A l’amiable, l’avocat mandatera un médecin-conseil de victimes agréé par l’une des associations de médecins-conseil de victimes, lequel aura les connaissances médico-légales appropriées. Ce dernier assistera aux expertises aux cotés de l’avocat dommages corporels, menées par le médecin de compagnies, mandaté par la compagnie d’assurance et permettra de jouer un rôle de contrepoids.
La victime ne doit pas se laisser éblouir par le montant proposé par les compagnies qui peut paraître de prime abord élevé. L’avocat de victimes de dommages corporels, dispose d’une expérience unique en matière d’indemnisation des préjudices de victimes, et les victimes devront lui faire confiance quant aux montants discutés et négociés.
Si la victime a accepté l’offre trop rapidement parce qu’elle n’était pas assistée, ou parce qu’elle n’a pas voulu suivre les recommandations de son conseil, pas de panique : elle dispose d’un délai de quinze jours pour changer d’avis, par l’envoi d’un courrier avec accusé de réception.
En cas de non dénonciation de l’accord, elle recevra un règlement dans les quarante-cinq jours suivant l’acceptation.

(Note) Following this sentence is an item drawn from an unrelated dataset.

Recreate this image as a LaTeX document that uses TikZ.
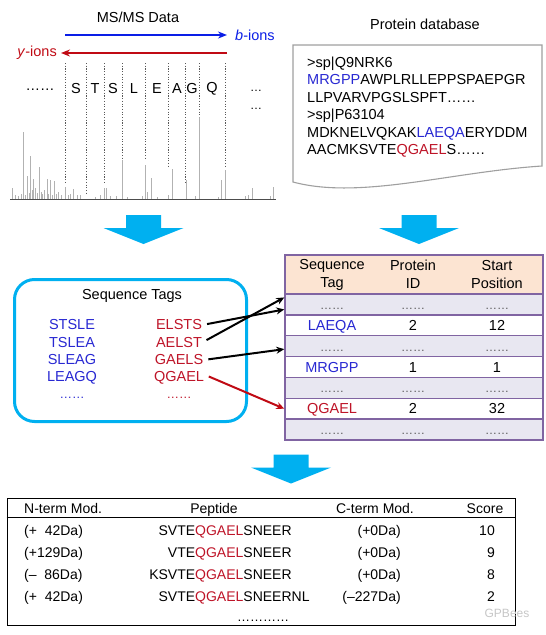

Au-delà de ce délai, le taux légal sera majoré de moitié pour les deux premiers mois, puis doublé pour les mois qui suivront.
Si la victime estime l’offre définitive insuffisante, elle pourra demander à son avocat de négocier chaque poste à nouveau, et en principe, une nouvelle offre lui sera présentée.
A défaut d’accord, l’avocat engagera des poursuites devant le tribunal judiciaire afin qu’un juge impartial désigne un médecin expert indépendant afin qu’il réalise une nouvelle expertise médico-légale.
Enfin, si la compagnie d’assurance conteste le droit à indemnisation du cycliste ou, si elle s’obstine simplement à sous-évaluer les postes de préjudices indemnisables du cycliste renversé, après expertise judiciaire, l’avocat n’aura pas d’autre choix que d’assigner la compagnie d’assurance devant le tribunal sur le fondement de la loi Badinter, en liquidation des préjudices, suivant quelques référentiels appuyés par une argumentation technique regroupant les besoins de la victime cycliste vis à vis de son environnement personnel (activités sociales par exemple, en cas de handicaps lourds du cycliste accidenté).
Les délais d’audience étant souvent longs, l’avocat peut aussi solliciter du juge des référés en parallèle, l’allocation d’une provision à la charge de la compagnie d’assurance pour le compte de la victime cycliste.
Le montant de la provision sera alors à faire valoir sur le montant total de l’indemnisation définitive finale des préjudices du cycliste renversé (offre définitive).
L’avocat peut aussi solliciter des expertises complémentaires en fonction de l’état d’aggravation de son client et de sa consolidation.